Terry Rockefeller (Co-convener)
September 11th Families for Peaceful Tomorrows
Boston, Massachusetts

Terry Rockefeller‘s sister, Laura Rockefeller, was killed in the 9/11 terrorist attacks. Since 2002, she has worked with September 11th Families for Peaceful Tomorrows to oppose war in response to 9/11, to protest the lack of due process in the military tribunals responsible for trying those accused of the terrorist attacks, and to close unlawful prison at Guantanamo. She also works with the Iraqi Civil Society Solidarity Initiative, a collaboration between Iraqi and international NGOs to support human rights, women’s rights, democracy, environmental and anti-corruption activism in Iraq. Terry worked for more than 30 years as a documentary film producer; among her credits are episodes of Eyes on the Prize, a history of the civil rights and black power movements, and NOVA the PBS science series.

Sally Weiss
Committee to Stop the Wars
Northampton, Massachusetts

Sally Weiss joined the End Wars and Occupations planning team of the Progressive Democrats of America, in 2010, and subsequently became active in UFPJ’s Afghanistan Working Group.
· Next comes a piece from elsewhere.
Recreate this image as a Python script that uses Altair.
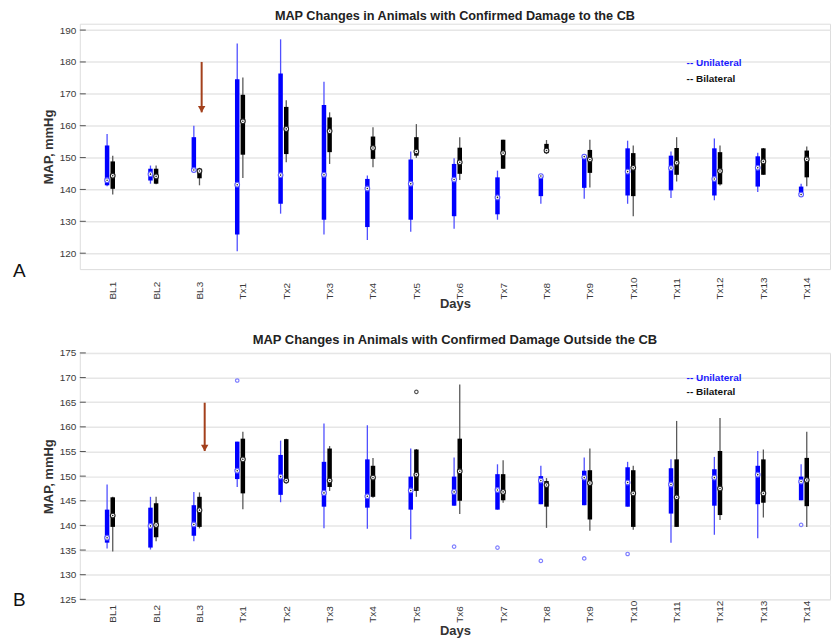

In 2012 she was active in the Jobs Not Wars Campaign, which delivered a petition to key members of Congress and President Obama demanding an end to the war in Afghanistan, and the creation of good jobs at living wages in the wake of the global financial crisis. Locally, Sally is an active member of the Northampton, Massachusetts Committee to Stop the Wars where her special interests are to see local and national activists broaden their outreach to faith groups and to Black Lives Matter.